APEGA runs between six and eight Science Olympics across Alberta each year, hosting over 2000 students from grades 1-12 and approximately 2500 spectators. The event consists of:

  • Classroom Challenge judging: Months before the event day, students receive a challenge and are tasked with working through the engineering design cycle in their schools. This is typically a design/build challenge or something involving technology that requires ample time to familiarize themselves with the program
  • Mystery Challenges: These activities are completely unknown to the participants until the competition begins. Students are given the challenge instructions and all necessary materials during the Science Olympics, and have a limited amount of time to successfully complete the challenge
  • Local exhibitors: Post-secondary student groups, non-profits, and other science-based outreach groups engage spectators in unique challenges and activities throughout the day
  • Creative “extras”: Students and spectators can visit our photobooth and take pictures on the moon, with a robot, or pose with our on-site Lego trophies (in gold, silver, or bronze). Spectators can participate in a “Spectator Challenge” which poses questions about APEGA, engineering and geoscience, and the same topics that the students are learning in their Mystery Challenges. The 2019 Science Olympics also embraced Augmented Reality to turn on display videos and games that are triggered by the t-shirt design.

A crucial part of the APEGA Science Olympics’ success is our methodology. APEGA believes in promoting engineering and geoscience to youth by fostering a love of science, technology, engineering, and math (STEM) and supporting the development of critical STEM skills such as problem solving, critical thinking, communication, creativity, and teamwork. All our challenges are tied directly to Alberta Education curricula, to ensure that students can see real-world applications of the science and math concepts they are learning. We intentionally recruit APEGA member volunteers to serve as event assistants and judges, to incorporate informal mentorship into every aspect of the day.

It is very important to us that we explicitly reward teams for demonstrating the skills necessary for their future success in the workforce; The total potential points for each activity are split evenly between technical success (e.g. device meets the specifications, how well it performs the assigned task, time to complete, etc.) and soft skills (e.g. creativity, communication, teamwork, etc.). Additionally, students’ overall placing is not determined in relation to other groups, but rather based on a threshold model. Multiple teams may win gold, for example, if they score enough points in both technical and teamwork categories. This scoring model emphasizes the fact that there are numerous ways to solve a problem and encourages students to challenge themselves to improve and master these STEM skills and concepts, rather than simply trying to “outsmart” the group in front of them.

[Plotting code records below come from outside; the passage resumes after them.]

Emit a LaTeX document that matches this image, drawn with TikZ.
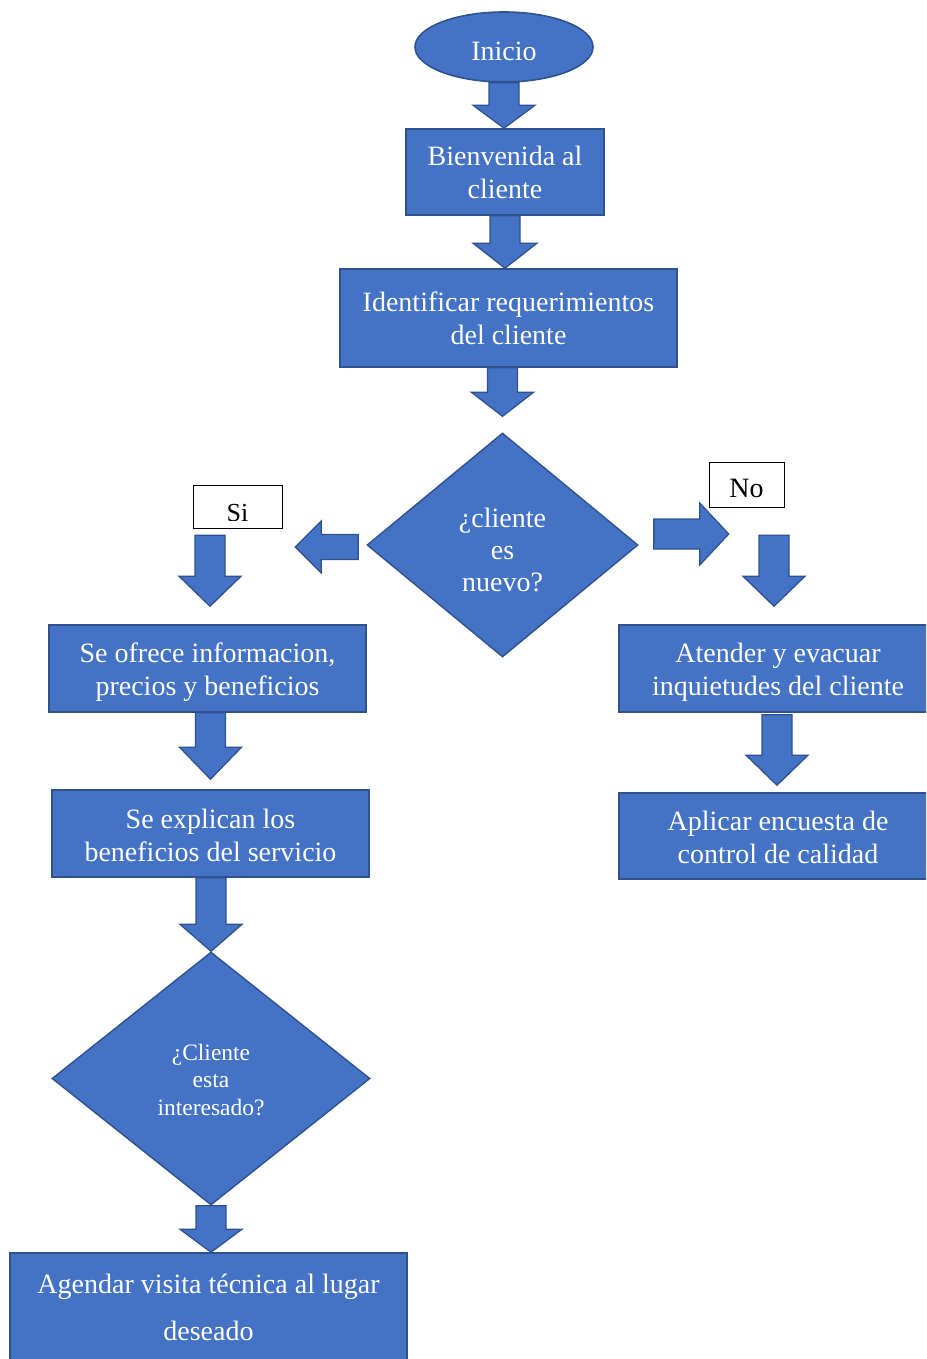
\documentclass[tikz,border=0pt]{standalone}
\usepackage{fontspec}
\setmainfont{Liberation Serif}
\usetikzlibrary{shapes.geometric,calc}
\definecolor{fillc}{HTML}{4472C4}
\definecolor{bordc}{HTML}{2F528F}
\tikzset{
  box/.style={draw=bordc,fill=fillc,line width=1.6pt,text=white,align=center,inner sep=0pt,
    font=\fontsize{28}{33}\selectfont},
  decis/.style={diamond,draw=bordc,fill=fillc,line width=1.4pt,text=white,align=center,inner sep=0pt},
  startend/.style={ellipse,draw=bordc,fill=fillc,line width=1.6pt,text=white,inner sep=0pt,
    font=\fontsize{28}{33}\selectfont},
  lab/.style={draw=black,fill=white,line width=0.8pt,inner sep=0pt},
  labtext/.style={text=black,inner sep=0pt,anchor=base},
  blk/.style={draw=bordc,fill=fillc,line width=1.3pt,line join=miter}
}
\newcommand\upstrut[1]{\rule{0pt}{#1}}
\newcommand\blockarr[5]{%
  \coordinate (hb) at ($(#2)!#3!(#1)$);
  \path[blk] ($(#1)!#4!90:(#2)$) -- ($(hb)!#4!90:(#2)$) -- ($(hb)!#5!90:(#2)$) -- (#2)
    -- ($(hb)!#5!-90:(#2)$) -- ($(hb)!#4!-90:(#2)$) -- ($(#1)!#4!-90:(#2)$) -- cycle;}
\begin{document}
\begin{tikzpicture}[x=1pt,y=-1pt]
\useasboundingbox (0,0) rectangle (926,1359);
\clip (0,0) rectangle (926,1359);
\fill[white] (0,0) rectangle (926,1359);

% nodes
\node[startend,minimum width=178pt,minimum height=70pt] (inicio) at (504,47) {\upstrut{27pt}Inicio};
\node[box,minimum width=198pt,minimum height=86pt] (bienv) at (505,172) {\upstrut{21pt}Bienvenida al\\cliente};
\node[box,minimum width=337pt,minimum height=98pt] (ident) at (508.5,318) {\upstrut{20pt}Identificar requerimientos\\del cliente};
\node[decis,minimum width=271pt,minimum height=224pt] (dec1) at (502.5,545) {};
\node[text=white,align=center,inner sep=0pt,font=\fontsize{28}{32}\selectfont] (dec1t) at (502.5,550) {¿cliente\\es\\nuevo?};

\node[lab,minimum width=89pt,minimum height=43pt] (si) at (237.5,506.5) {};
\begin{scope}
  \clip (193,485) rectangle (282,520.5);
  \node[labtext,font=\fontsize{26}{30}\selectfont] (sit) at (237.5,521.5) {Si};
\end{scope}
\node[lab,minimum width=75pt,minimum height=45pt] (no) at (746.5,484.5) {};
\node[labtext,font=\fontsize{28}{32}\selectfont] (not) at (746.5,497.5) {No};

\node[box,minimum width=317pt,minimum height=87pt] (ofrece) at (207.5,668.5) {\upstrut{27pt}Se ofrece informacion,\\precios y beneficios};
\node[box,minimum width=317pt,minimum height=87pt] (explican) at (210.5,833.5) {\upstrut{23pt}Se explican los\\beneficios del servicio};
\node[decis,minimum width=318pt,minimum height=253pt] (dec2) at (211,1078.5) {};
\node[text=white,align=center,inner sep=0pt,font=\fontsize{23.5}{27.5}\selectfont] (dec2t) at (211,1080) {¿Cliente\\esta\\interesado?};
\node[box,minimum width=397pt,minimum height=109pt,font=\fontsize{28}{47}\selectfont] (agendar) at (208.5,1307.5) {Agendar visita técnica al lugar\\deseado};

\node[box,minimum width=318pt,minimum height=87pt] (atender) at (778,668.5) {\upstrut{27pt}Atender y evacuar\\inquietudes del cliente};
\node[box,minimum width=318pt,minimum height=86pt] (aplicar) at (778,836) {\upstrut{23pt}Aplicar encuesta de\\control de calidad};

% block arrows
\coordinate (a1s) at (inicio.south);
\coordinate (a1t) at (inicio.south |- bienv.north);
\blockarr{a1s}{a1t}{23pt}{15pt}{31pt}
\coordinate (a2s) at (bienv.south);
\coordinate (a2t) at (bienv.south |- ident.north);
\blockarr{a2s}{a2t}{25pt}{15pt}{32pt}
\coordinate (a3s) at (dec1.north |- ident.south);
\coordinate (a3t) at ($(dec1.north)+(0,-16)$);
\blockarr{a3s}{a3t}{24pt}{15pt}{31pt}
\coordinate (a4s) at ($(dec1.west)+(-8,2)$);
\coordinate (a4t) at ($(dec1.west)+(-71,2)$);
\blockarr{a4s}{a4t}{26pt}{12.5pt}{26pt}
\coordinate (a5s) at ($(dec1.east)+(15,-11)$);
\coordinate (a5t) at ($(dec1.east)+(90,-11)$);
\blockarr{a5s}{a5t}{29pt}{15pt}{31pt}
\coordinate (a6s) at ($(ofrece.north)+(2.5,-89)$);
\coordinate (a6t) at ($(ofrece.north)+(2.5,-18)$);
\blockarr{a6s}{a6t}{30pt}{15pt}{31pt}
\coordinate (a7s) at ($(atender.north)+(-4,-89)$);
\coordinate (a7t) at ($(atender.north)+(-4,-18)$);
\blockarr{a7s}{a7t}{30pt}{15pt}{31pt}
\coordinate (a8s) at (explican.north |- ofrece.south);
\coordinate (a8t) at ($(explican.north)+(0,-10)$);
\blockarr{a8s}{a8t}{32pt}{15pt}{31pt}
\coordinate (a9s) at (dec2.north |- explican.south);
\coordinate (a9t) at (dec2.north);
\blockarr{a9s}{a9t}{27pt}{15pt}{31pt}
\coordinate (a10s) at (dec2.south);
\coordinate (a10t) at (dec2.south |- agendar.north);
\blockarr{a10s}{a10t}{23pt}{15pt}{31pt}
\coordinate (a11s) at ($(atender.south)+(-1,2)$);
\coordinate (a11t) at ($(aplicar.north)+(-1,-7)$);
\blockarr{a11s}{a11t}{30pt}{15pt}{31pt}
\end{tikzpicture}
\end{document}
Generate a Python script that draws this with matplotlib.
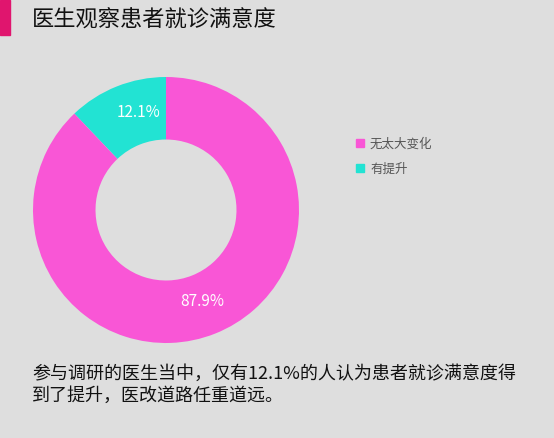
import matplotlib.pyplot as plt
from matplotlib.patches import Rectangle, Patch

plt.rcParams['font.family'] = ['Noto Sans CJK SC', 'DejaVu Sans']

labels = ['有提升', '无太大变化']
values = [12.1, 87.9]
colors = ['#22e3d3', '#f956d6']
legend_order = ['无太大变化', '有提升']

fig = plt.figure(figsize=(5.54, 4.38), dpi=100, facecolor='#dedede')
fig.patches.append(Rectangle((0, 1 - 35 / 438), 10 / 554, 35 / 438, transform=fig.transFigure,
                             color='#e0156e'))
fig.text(32 / 554, 1 - 20 / 438, '医生观察患者就诊满意度', fontsize=16, va='center', color='#111111')

# donut: center (166,210), outer r 133
r = 133
ax = fig.add_axes([(166 - r) / 554, 1 - (210 + r) / 438, 2 * r / 554, 2 * r / 438])
ax.set_facecolor('none')
wedges, _ = ax.pie(values, colors=colors, startangle=90, counterclock=True,
                   wedgeprops=dict(width=0.47, edgecolor='none'))
ax.set_aspect('auto')
ax.set_xlim(-1, 1)
ax.set_ylim(-1, 1)
ax.text(-0.21, 0.73, '12.1%', color='white', fontsize=11, ha='center', va='center')
ax.text(0.27, -0.69, '87.9%', color='white', fontsize=11, ha='center', va='center')

handles = [Patch(color=colors[labels.index(l)]) for l in legend_order]
fig.legend(handles, legend_order, loc='upper left', bbox_to_anchor=(345 / 554, 1 - 126 / 438),
           frameon=False, handlelength=0.6, handleheight=0.6, fontsize=9,
           labelcolor='#555555', labelspacing=1.0, handletextpad=0.5)

fig.text(32 / 554, 1 - 385 / 438, '参与调研的医生当中，仅有12.1%的人认为患者就诊满意度得\n到了提升，医改道路任重道远。',
         fontsize=13, va='center', color='#111111', linespacing=1.25)

fig.savefig('out.png', dpi=100, facecolor=fig.get_facecolor())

Success of this methodology is demonstrated by our rapid program growth (our Edmonton Science Olympics event has doubled registration in two years; growing from 468 students in 2017 to 932 students in 2019). We continue to reach 50 per cent female participation year-over-year, a testament to the importance of designing unique challenges, incorporating mentorship, demonstrating creativity, and rewarding both the process and the product.

Student, parent, and teacher feedback continues to be overwhelmingly positive. Additionally, we are now seeing former Science Olympics participants return to the event – now as Professional Members who want to volunteer and help APEGA inspire and empower the next generation of professionals:

“[The APEGA Science Olympics] has taught my child that engineering and geoscience are very educational and very fun when participating with friends to obtain a common goal!” - Parent

“This a huge event to organize and I am grateful for the opportunity to have my kids involved.  I've been coming for several years now and will continue to!  Thank you!” -Teacher

“I think that many students learn more through the process of Science Olympics (at school and event) than they do through many of their courses.” – Teacher

“I saw so many amazing interactions between professional APEGA members and students. Thank you to all of the APEGA members and volunteers there for being so approachable and connecting our kids to these science professions.” – Parent

The Science Olympics are APEGA’s flagship outreach event and provide students, teachers, and family members with experiences that are intentionally designed to excite and intrigue all ages. For APEGA member volunteers, the event provides a way for professionals to share their passion with the next generation. For teachers and parents, the Science Olympics serves as a shining example of the limitless possibilities of STEM education and STEM careers for their children. Lastly, for the participants, the APEGA Science Olympics provides a safe space for children to collaborate, ideate, test, iterate, and celebrate each individuals’ strengths.